3. Surround yourself with your people
Even Coach Taylor isn’t infallible, and when he does screw up, he has the support of his team, his family, and even Buddy Garrity to rely on. No one on “Friday Night Lights” can do it alone, and woe to the person who tries to remain tough and aloof when trouble comes knocking. Everyone on the show has to learn this lesson – some people like Tim Riggins have to learn it over and over – but the nice thing about football metaphors is that they work even when you’ve heard them a thousand times before. There is just no “I” in Taylor’s team.
Unfortunately, that does means the show occasionally takes a small-town mentality when it comes to characters trying to leave Dillon to move on with a life past high school football. This is usually shown as a bad decision, like when Coach goes to teach college ball at the end of season one, or when Riggins goes to college.
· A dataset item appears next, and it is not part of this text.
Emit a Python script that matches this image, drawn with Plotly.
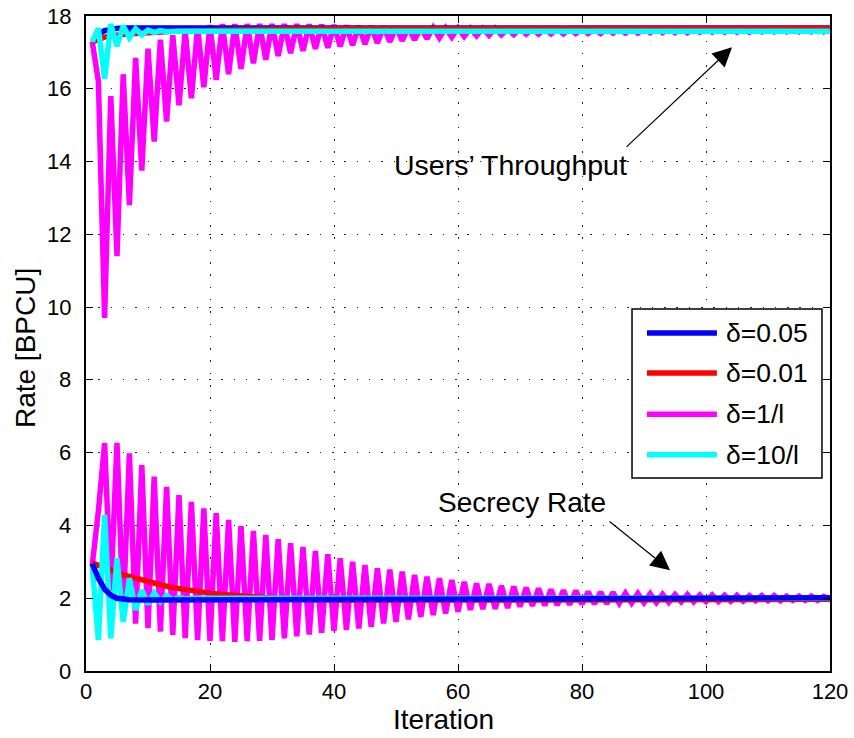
import plotly.graph_objects as go

# Iteration index for the oscillating (full-length) series
iterations = list(range(1, 121))

# delta = 1/l : secrecy rate per iteration
secrecy_inv_l = [
    2.90, 4.40, 6.26, 2.20, 6.27, 1.60, 5.98, 1.30, 5.66, 1.18,
    5.34, 1.08, 5.06, 0.99, 4.83, 0.90, 4.65, 0.85, 4.47, 0.83,
    4.34, 0.82, 4.15, 0.80, 3.98, 0.82, 3.85, 0.83, 3.74, 0.85,
    3.62, 0.90, 3.51, 0.95, 3.41, 1.00, 3.30, 1.05, 3.21, 1.10,
    3.10, 1.13, 3.00, 1.17, 2.91, 1.22, 2.82, 1.31, 2.79, 1.35,
    2.73, 1.42, 2.64, 1.49, 2.59, 1.54, 2.55, 1.58, 2.50, 1.63,
    2.45, 1.68, 2.41, 1.70, 2.39, 1.71, 2.34, 1.73, 2.32, 1.77,
    2.29, 1.79, 2.27, 1.80, 2.24, 1.81, 2.22, 1.82, 2.21, 1.83,
    2.18, 1.84, 2.17, 1.85, 2.16, 1.86, 2.14, 1.87, 2.13, 1.88,
    2.12, 1.88, 2.11, 1.89, 2.10, 1.90, 2.10, 1.90, 2.09, 1.91,
    2.09, 1.91, 2.08, 1.92, 2.08, 1.92, 2.07, 1.93, 2.07, 1.93,
    2.07, 1.93, 2.06, 1.94, 2.06, 1.94, 2.06, 1.94, 2.05, 1.95,
]

# delta = 1/l : users' throughput per iteration
throughput_inv_l = [
    17.30, 16.20, 9.70, 15.80, 11.40, 16.40, 12.80, 16.85, 13.75, 17.10,
    14.55, 17.35, 15.10, 17.47, 15.55, 17.60, 15.74, 17.70, 16.04, 17.75,
    16.24, 17.78, 16.40, 17.78, 16.55, 17.78, 16.70, 17.78, 16.80, 17.78,
    16.90, 17.78, 16.98, 17.78, 17.04, 17.77, 17.10, 17.76, 17.13, 17.75,
    17.16, 17.74, 17.20, 17.73, 17.23, 17.72, 17.26, 17.71, 17.29, 17.70,
    17.32, 17.69, 17.35, 17.68, 17.38, 17.68, 17.40, 17.67, 17.42, 17.67,
    17.44, 17.66, 17.46, 17.66, 17.47, 17.66, 17.48, 17.65, 17.49, 17.65,
    17.50, 17.65, 17.50, 17.65, 17.51, 17.65, 17.51, 17.65, 17.52, 17.65,
    17.52, 17.65, 17.52, 17.65, 17.53, 17.65, 17.53, 17.65, 17.53, 17.65,
    17.54, 17.65, 17.54, 17.65, 17.54, 17.65, 17.54, 17.65, 17.55, 17.65,
    17.55, 17.65, 17.55, 17.65, 17.55, 17.65, 17.55, 17.65, 17.56, 17.65,
    17.56, 17.65, 17.56, 17.65, 17.56, 17.65, 17.56, 17.65, 17.56, 17.65,
]

# delta = 10/l
iter_10l = [1, 2, 3, 4, 5, 6, 7, 8, 9, 10, 11, 12, 13, 14, 15, 16, 17, 120]
secrecy_10l = [2.90, 0.85, 4.29, 0.90, 3.10, 1.35, 2.55, 1.68, 2.22, 1.84,
               2.14, 1.90, 2.07, 1.95, 2.02, 1.98, 2.00, 2.00]
throughput_10l = [17.29, 17.66, 16.28, 17.78, 17.17, 17.73, 17.40, 17.65, 17.48, 17.61,
                  17.55, 17.60, 17.57, 17.59, 17.58, 17.58, 17.58, 17.58]

# delta = 0.05
iter_005 = [1, 2, 3, 4, 5, 6, 7, 10, 40, 60, 90, 120]
secrecy_005 = [2.95, 2.55, 2.25, 2.08, 2.00, 1.97, 1.96, 1.95, 1.96, 1.97, 1.99, 2.01]
throughput_005 = [17.29, 17.50, 17.60, 17.64, 17.66, 17.67, 17.67, 17.67, 17.67, 17.67, 17.67, 17.67]

# delta = 0.01
iter_001 = [1, 2, 3, 4, 5, 6, 7, 8, 10, 12, 14, 16, 18, 20, 22, 25, 28, 32, 36, 40, 60, 120]
secrecy_001 = [2.97, 2.90, 2.82, 2.75, 2.70, 2.64, 2.60, 2.55, 2.46, 2.37, 2.29, 2.23,
               2.18, 2.14, 2.10, 2.06, 2.02, 1.98, 1.96, 1.95, 1.95, 1.97]
throughput_001 = [17.29, 17.36, 17.42, 17.45, 17.48, 17.50, 17.51, 17.52, 17.55, 17.56, 17.58, 17.59,
                  17.60, 17.61, 17.62, 17.62, 17.63, 17.64, 17.64, 17.65, 17.65, 17.66]

legend_names = ["δ=0.05", "δ=0.01", "δ=1/l", "δ=10/l"]
colors = {"δ=0.05": "#0000ff", "δ=0.01": "#ff0000", "δ=1/l": "#ff00ff", "δ=10/l": "#00ffff"}

x_ticks = [0, 20, 40, 60, 80, 100, 120]
y_ticks = [0, 2, 4, 6, 8, 10, 12, 14, 16, 18]

FONT = "Liberation Sans, Arial, Helvetica, sans-serif"
LW = 5.5

fig = go.Figure()


def add_line(x, y, name):
    fig.add_trace(go.Scatter(x=x, y=y, mode="lines", showlegend=False, name=name,
                             line=dict(color=colors[name], width=LW), hoverinfo="skip"))


# throughput curves (upper band)
add_line(iterations, throughput_inv_l, "δ=1/l")
add_line(iter_005, throughput_005, "δ=0.05")
add_line(iter_001, throughput_001, "δ=0.01")
add_line(iter_10l, throughput_10l, "δ=10/l")
# secrecy-rate curves (lower band)
add_line(iterations, secrecy_inv_l, "δ=1/l")
add_line(iter_001, secrecy_001, "δ=0.01")
add_line(iter_10l, secrecy_10l, "δ=10/l")
add_line(iter_005, secrecy_005, "δ=0.05")

axis_common = dict(
    showline=True, linecolor="black", linewidth=1.5, mirror="ticks",
    ticks="inside", ticklen=7, tickwidth=1.2, tickcolor="black",
    showgrid=True, gridcolor="#222222", gridwidth=1.2, griddash="1.5px,10.8px",
    zeroline=False, automargin=False,
    tickfont=dict(family=FONT, size=22, color="black"),
)

fig.update_xaxes(range=[0, 120], tickvals=x_ticks, ticktext=[str(v) for v in x_ticks],
                 **axis_common)
fig.update_yaxes(range=[0, 18], tickvals=y_ticks, showticklabels=False, **axis_common)

# y tick labels, right-aligned just left of the axis
for v in y_ticks:
    fig.add_annotation(x=0, y=v, xref="paper", yref="y", text=str(v), showarrow=False,
                       xanchor="right", yanchor="middle", xshift=-13,
                       font=dict(family=FONT, size=22, color="black"))

# axis titles
fig.add_annotation(x=0.48, y=-0.0748, xref="paper", yref="paper", text="Iteration", showarrow=False,
                   xanchor="center", yanchor="middle", font=dict(family=FONT, size=28, color="black"))
fig.add_annotation(x=-0.082, y=0.493, xref="paper", yref="paper", text="Rate [BPCU]", showarrow=False,
                   textangle=-90, xanchor="center", yanchor="middle",
                   font=dict(family=FONT, size=28, color="black"))

# text labels with arrows
fig.add_annotation(x=68.5, y=13.9, xref="x", yref="y", text="Users’ Throughput", showarrow=False,
                   font=dict(family=FONT, size=28.5, color="black"))
fig.add_annotation(x=104.2, y=17.14, xref="x", yref="y", text="", showarrow=True,
                   ax=-107, ay=101, arrowhead=2, arrowsize=3.2, arrowwidth=1.2, arrowcolor="black")
fig.add_annotation(x=70.3, y=4.62, xref="x", yref="y", text="Secrecy Rate", showarrow=False,
                   font=dict(family=FONT, size=28, color="black"))
fig.add_annotation(x=94.2, y=2.77, xref="x", yref="y", text="", showarrow=True,
                   ax=-62, ay=-50, arrowhead=2, arrowsize=3.2, arrowwidth=1.2, arrowcolor="black")

# legend box drawn in paper coordinates
fig.add_shape(type="rect", xref="paper", yref="paper", x0=0.7339, x1=0.9892, y0=0.2947, y1=0.5527,
              line=dict(color="black", width=1.5), fillcolor="white", layer="above")
row_y = [0.516, 0.455, 0.392, 0.330]
for name, yy in zip(legend_names, row_y):
    fig.add_shape(type="line", xref="paper", yref="paper", x0=0.754, x1=0.848, y0=yy, y1=yy,
                  line=dict(color=colors[name], width=LW), layer="above")
    fig.add_annotation(x=0.857, y=yy, xref="paper", yref="paper", text=name, showarrow=False,
                       xanchor="left", yanchor="middle",
                       font=dict(family=FONT, size=26.5, color="black"))

fig.update_layout(
    width=854, height=738,
    margin=dict(l=86, r=24, t=16, b=67),
    paper_bgcolor="white", plot_bgcolor="white",
    showlegend=False,
)

fig.write_html("out.html")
Whatever happens to Jason Street or Smash or Lyla after they head out into the big scary world is their own affair … by leaving the Dillon nest, they are removed from the sacred circle privy to Coach’s pep-talks. We can only imagine that they’re all gutter junkies now, turning tricks and wishing that they’d stayed in Texas.
4. Failure is a state of mind
Living in Dillon isn’t easy. This is doubly so if you live in East Dillon, which is so completely different from (West?) Dillon that it’s basically “The Wire’s” portrayal of Baltimore dropped down in the south. East Dillon is so messed up that no one on the show really even talks about its existence until a Katrina-like natural disaster somehow decimates the poor, black side of town (but not the affluent suburban area). Or when Coach T. is exiled to run the East Dillon Lions as punishment for not throwing himself at the mercy of Mr. McCoy. But looking around the decimated playing field of East Dillon High, Mr. and Mrs. Taylor make their first move together: picking up the garbage strewn on the grass, one piece at a time.
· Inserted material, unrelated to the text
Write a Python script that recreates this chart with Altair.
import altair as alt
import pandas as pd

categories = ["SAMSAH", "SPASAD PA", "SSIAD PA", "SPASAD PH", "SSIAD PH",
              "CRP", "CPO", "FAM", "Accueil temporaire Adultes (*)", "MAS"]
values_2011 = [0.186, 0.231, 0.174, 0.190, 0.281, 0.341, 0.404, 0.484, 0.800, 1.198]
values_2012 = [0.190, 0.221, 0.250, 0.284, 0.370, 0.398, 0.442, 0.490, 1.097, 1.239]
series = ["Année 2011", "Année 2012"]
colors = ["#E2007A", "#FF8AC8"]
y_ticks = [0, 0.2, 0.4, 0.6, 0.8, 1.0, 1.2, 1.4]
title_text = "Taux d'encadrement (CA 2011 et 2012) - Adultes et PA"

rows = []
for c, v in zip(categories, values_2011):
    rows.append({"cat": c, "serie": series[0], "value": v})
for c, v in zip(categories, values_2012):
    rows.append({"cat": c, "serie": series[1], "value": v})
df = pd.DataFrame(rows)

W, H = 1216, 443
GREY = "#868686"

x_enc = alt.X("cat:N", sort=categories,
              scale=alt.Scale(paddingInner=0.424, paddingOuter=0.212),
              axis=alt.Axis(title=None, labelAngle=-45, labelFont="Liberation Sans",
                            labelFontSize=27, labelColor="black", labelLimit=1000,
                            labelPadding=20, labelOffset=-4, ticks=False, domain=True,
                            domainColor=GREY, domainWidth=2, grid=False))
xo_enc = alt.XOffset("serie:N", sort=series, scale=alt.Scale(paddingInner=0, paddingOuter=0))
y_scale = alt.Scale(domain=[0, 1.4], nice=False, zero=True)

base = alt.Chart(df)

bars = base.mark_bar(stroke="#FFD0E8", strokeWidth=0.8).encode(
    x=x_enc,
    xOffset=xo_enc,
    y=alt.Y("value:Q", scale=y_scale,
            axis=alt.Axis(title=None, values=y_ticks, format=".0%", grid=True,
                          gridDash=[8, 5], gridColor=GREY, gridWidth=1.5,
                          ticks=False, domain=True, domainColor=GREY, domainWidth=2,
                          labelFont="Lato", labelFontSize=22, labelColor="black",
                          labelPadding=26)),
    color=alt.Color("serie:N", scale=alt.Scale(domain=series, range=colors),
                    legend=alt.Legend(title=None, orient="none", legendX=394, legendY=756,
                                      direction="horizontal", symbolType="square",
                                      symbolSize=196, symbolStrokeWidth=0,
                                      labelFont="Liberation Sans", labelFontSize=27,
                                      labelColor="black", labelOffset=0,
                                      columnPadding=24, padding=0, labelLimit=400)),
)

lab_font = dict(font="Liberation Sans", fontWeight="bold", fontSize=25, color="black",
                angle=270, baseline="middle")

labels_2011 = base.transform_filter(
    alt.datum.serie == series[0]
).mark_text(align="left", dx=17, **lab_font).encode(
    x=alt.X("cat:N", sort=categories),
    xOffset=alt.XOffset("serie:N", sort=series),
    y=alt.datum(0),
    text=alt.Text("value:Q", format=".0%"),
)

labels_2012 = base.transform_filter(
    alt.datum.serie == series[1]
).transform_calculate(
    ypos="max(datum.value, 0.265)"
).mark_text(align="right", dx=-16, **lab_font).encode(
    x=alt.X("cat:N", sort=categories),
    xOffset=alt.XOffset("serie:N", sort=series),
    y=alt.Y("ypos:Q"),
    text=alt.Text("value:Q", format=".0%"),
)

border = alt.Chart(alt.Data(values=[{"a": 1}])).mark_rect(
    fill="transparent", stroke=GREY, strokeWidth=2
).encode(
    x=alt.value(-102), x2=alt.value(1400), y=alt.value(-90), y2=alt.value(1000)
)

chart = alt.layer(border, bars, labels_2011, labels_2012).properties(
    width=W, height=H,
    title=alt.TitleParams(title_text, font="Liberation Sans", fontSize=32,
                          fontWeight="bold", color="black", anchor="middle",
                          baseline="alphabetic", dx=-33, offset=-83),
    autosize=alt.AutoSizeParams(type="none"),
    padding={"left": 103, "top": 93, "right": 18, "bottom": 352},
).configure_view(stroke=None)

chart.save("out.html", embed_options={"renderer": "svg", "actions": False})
By the end of the fifth season, the Lions are the new Panthers, thanks to tough love from a coach who won’t let his team be defined by their poor track record, bad attitudes, or shady after-school activities. If you want to act like a coward, you best get the hell off the field and out of the coach’s house.
5. …except when it isn’t
On “Friday Night Lights,” almost every episode includes a character learning something about themselves and becoming better for it: a better friend, a better son or daughter, a better teammate. But for all the emotional manipulation that the show cleverly steeps itself in, it grounds itself with the memory of its very first episode, when star quarterback Jason Street is paralyzed from an injury during a game. Sometimes life is suffering, princess, and there is no way you can “better yourself” out of the pain.
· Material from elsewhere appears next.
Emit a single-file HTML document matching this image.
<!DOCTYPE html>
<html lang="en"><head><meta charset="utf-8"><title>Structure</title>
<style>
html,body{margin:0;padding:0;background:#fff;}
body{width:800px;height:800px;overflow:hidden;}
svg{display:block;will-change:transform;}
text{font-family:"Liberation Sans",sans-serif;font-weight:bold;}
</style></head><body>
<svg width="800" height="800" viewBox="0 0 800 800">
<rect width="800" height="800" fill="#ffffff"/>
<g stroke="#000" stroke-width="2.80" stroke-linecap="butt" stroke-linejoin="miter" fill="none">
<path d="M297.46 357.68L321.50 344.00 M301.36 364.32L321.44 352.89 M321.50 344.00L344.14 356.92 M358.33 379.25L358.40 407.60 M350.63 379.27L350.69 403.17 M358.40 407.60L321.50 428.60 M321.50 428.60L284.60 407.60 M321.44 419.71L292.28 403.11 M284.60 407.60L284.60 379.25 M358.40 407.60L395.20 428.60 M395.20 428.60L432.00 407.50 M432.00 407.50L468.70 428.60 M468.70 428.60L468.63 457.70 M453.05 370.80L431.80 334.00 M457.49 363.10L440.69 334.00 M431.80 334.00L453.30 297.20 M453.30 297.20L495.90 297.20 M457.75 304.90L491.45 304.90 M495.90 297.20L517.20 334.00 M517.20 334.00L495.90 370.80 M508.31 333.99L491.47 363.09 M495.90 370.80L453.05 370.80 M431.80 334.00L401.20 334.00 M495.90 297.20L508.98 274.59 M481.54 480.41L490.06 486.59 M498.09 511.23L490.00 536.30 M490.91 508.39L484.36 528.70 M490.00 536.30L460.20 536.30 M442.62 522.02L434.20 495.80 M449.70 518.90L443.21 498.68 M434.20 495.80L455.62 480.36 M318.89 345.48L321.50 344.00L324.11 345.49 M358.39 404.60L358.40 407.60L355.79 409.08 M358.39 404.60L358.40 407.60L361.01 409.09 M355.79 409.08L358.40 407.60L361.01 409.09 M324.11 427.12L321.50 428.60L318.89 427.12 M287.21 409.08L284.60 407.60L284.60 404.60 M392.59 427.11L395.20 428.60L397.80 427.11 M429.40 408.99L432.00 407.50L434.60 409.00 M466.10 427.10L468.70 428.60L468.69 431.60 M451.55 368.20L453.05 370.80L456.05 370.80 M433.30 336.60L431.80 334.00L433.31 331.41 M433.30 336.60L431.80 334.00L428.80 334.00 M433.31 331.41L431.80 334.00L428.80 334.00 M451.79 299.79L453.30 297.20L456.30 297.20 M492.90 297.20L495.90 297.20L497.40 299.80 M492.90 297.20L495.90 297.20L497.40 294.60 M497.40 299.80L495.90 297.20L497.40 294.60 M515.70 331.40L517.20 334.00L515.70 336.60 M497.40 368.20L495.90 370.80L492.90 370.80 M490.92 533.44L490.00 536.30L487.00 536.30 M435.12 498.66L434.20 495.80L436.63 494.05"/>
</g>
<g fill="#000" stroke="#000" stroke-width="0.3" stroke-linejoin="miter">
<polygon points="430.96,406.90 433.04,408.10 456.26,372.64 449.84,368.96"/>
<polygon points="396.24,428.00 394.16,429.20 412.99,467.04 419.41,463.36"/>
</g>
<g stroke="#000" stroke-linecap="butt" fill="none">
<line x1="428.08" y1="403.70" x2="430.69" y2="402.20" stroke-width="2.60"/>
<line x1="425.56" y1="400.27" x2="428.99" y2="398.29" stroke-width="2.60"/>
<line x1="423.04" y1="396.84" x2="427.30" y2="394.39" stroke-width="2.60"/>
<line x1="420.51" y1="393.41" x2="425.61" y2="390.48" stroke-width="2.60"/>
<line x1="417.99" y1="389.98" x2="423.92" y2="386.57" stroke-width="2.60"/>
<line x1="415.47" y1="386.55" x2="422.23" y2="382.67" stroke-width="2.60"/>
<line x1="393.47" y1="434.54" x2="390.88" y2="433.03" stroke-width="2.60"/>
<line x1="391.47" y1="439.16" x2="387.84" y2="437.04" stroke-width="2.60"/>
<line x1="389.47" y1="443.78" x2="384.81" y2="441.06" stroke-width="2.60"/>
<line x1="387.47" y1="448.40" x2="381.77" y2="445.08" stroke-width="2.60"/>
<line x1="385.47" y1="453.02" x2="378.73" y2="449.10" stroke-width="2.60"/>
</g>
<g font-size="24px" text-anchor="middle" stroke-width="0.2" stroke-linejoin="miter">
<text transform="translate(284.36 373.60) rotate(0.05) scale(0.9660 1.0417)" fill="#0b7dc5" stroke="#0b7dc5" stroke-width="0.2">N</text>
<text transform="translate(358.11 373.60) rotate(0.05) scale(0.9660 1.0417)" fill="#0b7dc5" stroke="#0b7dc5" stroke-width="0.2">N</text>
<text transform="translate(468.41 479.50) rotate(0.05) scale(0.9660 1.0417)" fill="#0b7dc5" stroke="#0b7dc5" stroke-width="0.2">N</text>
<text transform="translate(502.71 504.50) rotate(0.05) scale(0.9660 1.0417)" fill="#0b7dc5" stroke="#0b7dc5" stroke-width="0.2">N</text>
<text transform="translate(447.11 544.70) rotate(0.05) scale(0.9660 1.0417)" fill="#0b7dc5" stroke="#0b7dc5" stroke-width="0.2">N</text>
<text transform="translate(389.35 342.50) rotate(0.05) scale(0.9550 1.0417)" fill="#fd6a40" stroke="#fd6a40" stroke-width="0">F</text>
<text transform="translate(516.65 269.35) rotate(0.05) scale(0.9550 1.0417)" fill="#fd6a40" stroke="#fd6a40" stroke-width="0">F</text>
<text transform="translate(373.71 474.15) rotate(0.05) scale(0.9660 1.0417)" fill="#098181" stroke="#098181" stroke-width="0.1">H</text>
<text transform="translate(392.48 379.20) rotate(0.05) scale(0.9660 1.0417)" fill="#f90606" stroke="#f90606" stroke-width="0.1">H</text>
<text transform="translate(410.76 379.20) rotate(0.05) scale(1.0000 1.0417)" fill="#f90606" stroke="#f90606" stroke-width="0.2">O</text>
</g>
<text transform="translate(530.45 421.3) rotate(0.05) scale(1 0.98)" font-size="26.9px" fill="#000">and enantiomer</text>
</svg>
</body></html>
Coach T.’s voice leading the team in prayer at the end of the pilot episode sums this up better than I ever could:
“Give all of us gathered here tonight the strength to remember that life is so very fragile. We are all vulnerable. And we will all, at some point in our lives, fall. We will all fall. We must carry this in our hearts: that what we have is special, and that it can be taken from us. And when it is taken from us, we will be tested. We will be tested to our very souls.
We will now all be tested. It is at these times, it is this pain, that allows us to look inside ourselves.”
In other words: just because you can’t fix it, doesn’t mean you can’t grow from it. Clear eyes, full hearts … yes, even if you lose.